The Tools of the Trade
To see these bubbles in action, scientists do not just use their ears. They use stroboscopic interferometry. Imagine a camera flash that is so fast it can freeze a bullet in mid-air. That is what this tool does with light. It lets researchers look at the bubble as it grows and collapses. They can see the exact moment a bubble starts to form and the exact moment it dies. By measuring these dynamics, they can figure out the surface tension and the thermal gradient of the sample. In plain English, they are checking how sticky the liquid is and how the heat is moving through it. These factors are huge because even a small change in temperature can ruin a chemical reaction or hide a crack in a metal part. If you do not pay attention to these details, your results will not be the same twice. That is why having a steady hand and very good equipment is part of the job.

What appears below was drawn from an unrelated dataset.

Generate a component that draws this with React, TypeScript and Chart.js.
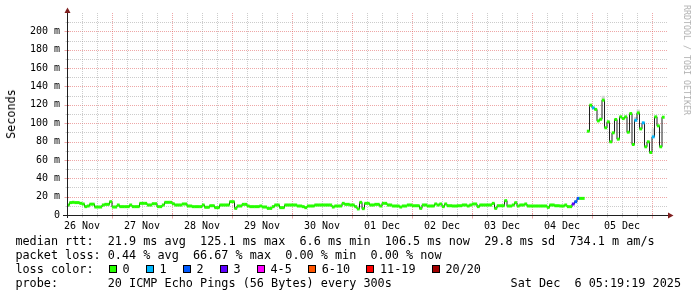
import React, { useEffect, useRef } from 'react';
import { Chart, registerables } from 'chart.js';

Chart.register(...registerables);

// ---------- data ----------
const HOURS = 240;
const dayLabels = ['26 Nov', '27 Nov', '28 Nov', '29 Nov', '30 Nov', '01 Dec', '02 Dec', '03 Dec', '04 Dec', '05 Dec'];
const yLabels = ['0', '20 m', '40 m', '60 m', '80 m', '100 m', '120 m', '140 m', '160 m', '180 m', '200 m'];

// hourly median RTT (ms), hours 0..206
const medianLowMs = [
  10.9, 13.5, 13.8, 13.5, 13.5, 12.7, 12.0, 9.1, 9.8, 11.8,
  11.8, 8.7, 8.7, 8.7, 10.9, 11.6, 11.6, 14.5, 8.7, 8.7,
  10.9, 9.1, 9.1, 9.1, 9.1, 10.9, 9.1, 9.1, 9.1, 12.7,
  12.7, 12.7, 10.9, 10.9, 12.3, 12.3, 9.1, 9.1, 10.9, 13.8,
  13.8, 13.8, 12.3, 10.9, 10.9, 10.9, 12.0, 12.0, 9.8, 9.8,
  9.1, 9.1, 9.1, 9.1, 10.9, 8.4, 8.4, 10.1, 10.1, 8.0,
  8.0, 10.9, 10.9, 10.9, 10.9, 14.5, 14.5, 7.2, 9.8, 9.8,
  11.6, 11.6, 9.8, 9.1, 9.1, 9.1, 9.1, 9.8, 8.7, 8.7,
  7.2, 7.2, 9.1, 10.9, 10.9, 8.0, 8.0, 10.9, 10.9, 10.9,
  10.9, 10.9, 9.8, 9.8, 9.1, 8.0, 9.8, 9.8, 9.8, 10.9,
  10.9, 10.9, 10.9, 10.9, 10.9, 10.9, 8.7, 9.8, 9.8, 9.8,
  12.7, 11.6, 11.6, 10.9, 10.9, 9.1, 6.6, 13.8, 6.9, 12.7,
  12.7, 10.9, 10.9, 11.6, 11.6, 9.8, 12.7, 12.7, 10.9, 10.9,
  9.8, 9.8, 9.8, 8.7, 9.8, 9.8, 10.9, 10.9, 10.1, 10.1,
  10.1, 7.2, 10.9, 10.9, 9.8, 9.8, 9.8, 12.0, 10.9, 12.0,
  9.1, 12.0, 10.1, 10.1, 9.8, 9.8, 10.1, 10.1, 10.9, 10.9,
  9.8, 10.9, 12.0, 12.0, 9.1, 10.9, 10.9, 10.9, 10.9, 10.9,
  12.7, 7.2, 10.1, 10.1, 10.1, 15.6, 9.8, 9.8, 10.9, 13.4,
  9.8, 10.9, 10.9, 12.0, 9.8, 9.8, 9.8, 9.8, 9.8, 9.8,
  9.8, 9.8, 8.3, 10.9, 10.9, 10.1, 10.1, 9.8, 9.8, 10.9,
  9.1, 9.1, 12.0, 14.5, 18.1, 18.1, 18.1,
];
// hourly median RTT (ms), hours 208..238
const medianHighMs = [
  91.3, 119.6, 116.7, 115.0, 102.5, 104.3, 125.1, 95.0, 101.5, 79.7,
  89.5, 104.0, 82.6, 106.9, 105.0, 106.9, 90.2, 110.5, 76.8, 103.2,
  111.2, 93.8, 100.4, 74.3, 79.7, 68.1, 85.1, 106.9, 97.1, 74.3,
  106.5,
];
const medianMs: (number | null)[] = [...medianLowMs, null, ...medianHighMs, null];

// hours with lost pings, and how many of the 20 were lost
const lossHours = [202, 203, 204, 210, 227, 230, 234];
const lossPings = [3, 2, 2, 1, 1, 1, 1];

// faint "smoke" (ping spread) visible at a few hours
const smokeHours = [214, 227, 228, 234];
const smokeLowMs = [125.1, 103.2, 111.2, 85.1];
const smokeHighMs = [129.5, 106.5, 114.5, 94.0];

const lossLabels = ['0', '1', '2', '3', '4-5', '6-10', '11-19', '20/20'];
const lossColors = ['#26ff00', '#00b8ff', '#0059ff', '#5e00ff', '#ff00ff', '#ff5500', '#ff0000', '#a10000'];

const rttStats = ['21.9 ms avg', '125.1 ms max', '6.6 ms min', '106.5 ms now', '29.8 ms sd', '734.1 m am/s'];
const lossStats = ['0.44 % avg', '66.67 % max', '0.00 % min', '0.00 % now'];
const probeText = '20 ICMP Echo Pings (56 Bytes) every 300s';
const stampText = 'Sat Dec  6 05:19:19 2025';

// ---------- helpers ----------
function bucket(n: number): number {
  if (n <= 0) return 0;
  if (n <= 3) return n;
  if (n <= 5) return 4;
  if (n <= 10) return 5;
  if (n <= 19) return 6;
  return 7;
}

const MONO = "'DejaVu Sans Mono', monospace";
const FS = 11.8;
const CH = FS * 0.60205; // mono advance
const MAJOR = 'rgba(222,79,79,0.5)';
const MINOR = 'rgba(143,143,143,0.45)';
const NONE = 'rgba(0,0,0,0)';

const X_MINOR_STEP = 6; // hours
const Y_MINOR_STEP = 10; // ms
const Y_MAX = 220;
const isXMajor = (v: number) => (v - 18) % 24 === 0;
const isYMajor = (v: number) => v % 20 === 0;

const gridPlugin = {
  id: 'rrdGrid',
  beforeDatasetsDraw(chart: any) {
    const { ctx, chartArea, scales } = chart;
    const { left, right, top, bottom } = chartArea;
    const xs = scales.x;
    const ys = scales.y;
    ctx.save();
    ctx.lineWidth = 1;
    ctx.setLineDash([1, 1]);
    for (let v = Y_MINOR_STEP; v < Y_MAX; v += Y_MINOR_STEP) {
      const p = Math.round(ys.getPixelForValue(v)) + 0.5;
      ctx.strokeStyle = isYMajor(v) ? MAJOR : MINOR;
      ctx.beginPath();
      ctx.moveTo(left + 1, p);
      ctx.lineTo(right, p);
      ctx.stroke();
    }
    for (let v = X_MINOR_STEP; v < HOURS; v += X_MINOR_STEP) {
      const p = Math.round(xs.getPixelForValue(v)) + 0.5;
      ctx.strokeStyle = isXMajor(v) ? MAJOR : MINOR;
      ctx.beginPath();
      ctx.moveTo(p, top);
      ctx.lineTo(p, bottom);
      ctx.stroke();
    }
    ctx.restore();
  },
  afterDraw(chart: any) {
    const { ctx, chartArea, scales } = chart;
    const { left, right, top, bottom } = chartArea;
    const xs = scales.x;
    const ys = scales.y;
    const ax = Math.round(left) + 0.5;
    const ay = Math.round(bottom) + 0.5;
    ctx.save();
    ctx.lineWidth = 1;
    // tick marks
    for (let v = X_MINOR_STEP; v < HOURS; v += X_MINOR_STEP) {
      const p = Math.round(xs.getPixelForValue(v)) + 0.5;
      const maj = isXMajor(v);
      ctx.strokeStyle = maj ? MAJOR : MINOR;
      ctx.beginPath();
      ctx.moveTo(p, ay - 2);
      ctx.lineTo(p, ay + (maj ? 3 : 2));
      ctx.stroke();
    }
    for (let v = Y_MINOR_STEP; v < Y_MAX; v += Y_MINOR_STEP) {
      const p = Math.round(ys.getPixelForValue(v)) + 0.5;
      const maj = isYMajor(v);
      ctx.strokeStyle = maj ? MAJOR : MINOR;
      ctx.beginPath();
      ctx.moveTo(ax - (maj ? 3 : 2), p);
      ctx.lineTo(ax + 2, p);
      ctx.stroke();
    }
    // axes
    ctx.strokeStyle = '#1f1f1f';
    ctx.beginPath();
    ctx.moveTo(left - 4, ay);
    ctx.lineTo(right + 1, ay);
    ctx.moveTo(ax, bottom + 3);
    ctx.lineTo(ax, top);
    ctx.stroke();
    // arrows
    ctx.fillStyle = '#7f1f1f';
    ctx.beginPath();
    ctx.moveTo(right + 1, ay - 3);
    ctx.lineTo(right + 6.5, ay);
    ctx.lineTo(right + 1, ay + 3);
    ctx.closePath();
    ctx.fill();
    ctx.beginPath();
    ctx.moveTo(ax - 3, top);
    ctx.lineTo(ax, top - 5.5);
    ctx.lineTo(ax + 3, top);
    ctx.closePath();
    ctx.fill();
    ctx.restore();
  },
};

function Txt(props: { x: number; top: number; text: string; right?: boolean }) {
  const st: any = {
    position: 'absolute',
    top: props.top,
    fontFamily: MONO,
    fontSize: FS,
    lineHeight: '14px',
    whiteSpace: 'pre',
    color: '#000',
  };
  if (props.right) st.right = 697 - props.x;
  else st.left = props.x;
  return <div style={st}>{props.text}</div>;
}

export default function App() {
  const ref = useRef<HTMLCanvasElement>(null);

  useEffect(() => {
    const lossMap = new Map<number, number>();
    lossHours.forEach((h, k) => lossMap.set(h, lossPings[k]));
    const pointColors = medianMs.map((_, i) => lossColors[bucket(lossMap.get(i) ?? 0)]);

    const chart = new Chart(ref.current!, {
      type: 'line',
      data: {
        datasets: [
          {
            type: 'bar',
            data: smokeHours.map((h, k) => ({ x: h + 0.5, y: [smokeLowMs[k], smokeHighMs[k]] })) as any,
            backgroundColor: '#d4d4d4',
            borderWidth: 0,
            barThickness: 2.5,
            grouped: false,
            order: 2,
          } as any,
          {
            type: 'line',
            data: medianMs.map((v, i) => ({ x: i + 0.5, y: v })) as any,
            borderColor: '#202020',
            borderWidth: 1,
            stepped: 'middle',
            spanGaps: false,
            pointStyle: 'line',
            pointRadius: 1.4,
            pointHoverRadius: 1.4,
            pointBorderWidth: 3,
            pointBorderColor: pointColors,
            pointBackgroundColor: pointColors,
            order: 1,
          } as any,
        ],
      },
      options: {
        responsive: false,
        animation: false,
        devicePixelRatio: 1,
        events: [],
        layout: { padding: { left: 0, right: 30, top: 13, bottom: 60 } },
        plugins: { legend: { display: false }, tooltip: { enabled: false } },
        scales: {
          x: {
            type: 'linear',
            min: 0,
            max: HOURS,
            offset: false,
            afterBuildTicks: (axis: any) => {
              axis.ticks = Array.from({ length: HOURS / X_MINOR_STEP + 1 }, (_, k) => ({ value: k * X_MINOR_STEP }));
            },
            afterFit: (axis: any) => {
              axis.height = 22;
            },
            ticks: {
              autoSkip: false,
              maxRotation: 0,
              minRotation: 0,
              padding: 2,
              color: '#000',
              font: { family: MONO, size: 10 },
              callback: (v: any) => {
                const k = (Number(v) - 6) / 24;
                return Number.isInteger(k) && k >= 0 && k < dayLabels.length ? dayLabels[k] : '';
              },
            },
            grid: {
              offset: false,
              drawOnChartArea: false,
              color: NONE,
              tickColor: NONE,
              tickLength: 3,
            },
            border: { display: false },
          } as any,
          y: {
            type: 'linear',
            min: 0,
            max: Y_MAX,
            afterBuildTicks: (axis: any) => {
              axis.ticks = Array.from({ length: Y_MAX / Y_MINOR_STEP + 1 }, (_, k) => ({ value: k * Y_MINOR_STEP }));
            },
            afterFit: (axis: any) => {
              axis.width = 67;
            },
            ticks: {
              autoSkip: false,
              padding: 5,
              color: '#000',
              font: { family: MONO, size: 10 },
              callback: (v: any) => {
                const n = Number(v);
                return n % 20 === 0 && n / 20 < yLabels.length ? yLabels[n / 20] : '';
              },
            },
            grid: {
              drawOnChartArea: false,
              color: NONE,
              tickColor: NONE,
              tickLength: 2,
            },
            border: { display: false },
          } as any,
        },
      },
      plugins: [gridPlugin],
    });
    return () => chart.destroy();
  }, []);

  // legend boxes follow the label widths (mono font)
  const boxX: number[] = [];
  lossLabels.forEach((lab, k) => {
    boxX.push(k === 0 ? 108.7 : boxX[k - 1] + 37 + (lossLabels[k - 1].length - 1) * CH);
  });

  return (
    <div style={{ position: 'fixed', left: 0, top: 0, width: 697, height: 297, background: '#fff', overflow: 'hidden' }}>
      <canvas ref={ref} width={697} height={297} style={{ position: 'absolute', left: 0, top: 0, width: 697, height: 297 }} />

      <div
        style={{
          position: 'absolute',
          left: 10.5,
          top: 113.5,
          transform: 'translate(-50%, -50%) rotate(-90deg)',
          fontFamily: MONO,
          fontSize: FS,
          lineHeight: '14px',
          whiteSpace: 'pre',
          color: '#000',
        }}
      >
        Seconds
      </div>
      <div
        style={{
          position: 'absolute',
          left: 686.5,
          top: 59.5,
          transform: 'translate(-50%, -50%) rotate(90deg)',
          fontFamily: MONO,
          fontSize: 8.3,
          lineHeight: '10px',
          whiteSpace: 'pre',
          color: '#b0b0b0',
        }}
      >
        RRDTOOL / TOBI OETIKER
      </div>

      <Txt x={15.4} top={234.2} text={'median rtt:  ' + rttStats.join('  ')} />
      <Txt x={15.4} top={248} text={'packet loss: ' + lossStats.join('  ')} />
      <Txt x={15.4} top={261.8} text="loss color:" />
      {lossLabels.map((lab, k) => (
        <React.Fragment key={'c' + k}>
          <div
            style={{
              position: 'absolute',
              left: boxX[k],
              top: 265,
              width: 6,
              height: 6,
              border: '1px solid #000',
              background: lossColors[k],
            }}
          />
          <Txt x={boxX[k] + 13.8} top={261.8} text={lab} />
        </React.Fragment>
      ))}
      <Txt x={15.4} top={275.6} text={'probe:       ' + probeText} />
      <Txt x={681} top={275.6} text={stampText} right />
    </div>
  );
}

Why should you care about this? Well, think about the last time you flew on a plane. The parts of that engine were likely tested for fatigue. In the past, testing a very thick liquid or a solid part meant taking it apart or using messy chemicals. Now, we can just use sound. It is non-destructive, meaning we do not have to break the thing to see if it is broken. It is also real-time. A factory can monitor its chemical vats while they are still mixing. If something starts to go wrong, the sound signature changes immediately. The computers see a shift in the frequency patterns, and the operators can fix it before a whole batch of product is wasted. It saves money, saves time, and keeps things safer for everyone. Is it not amazing that a few tiny popping bubbles can do all that?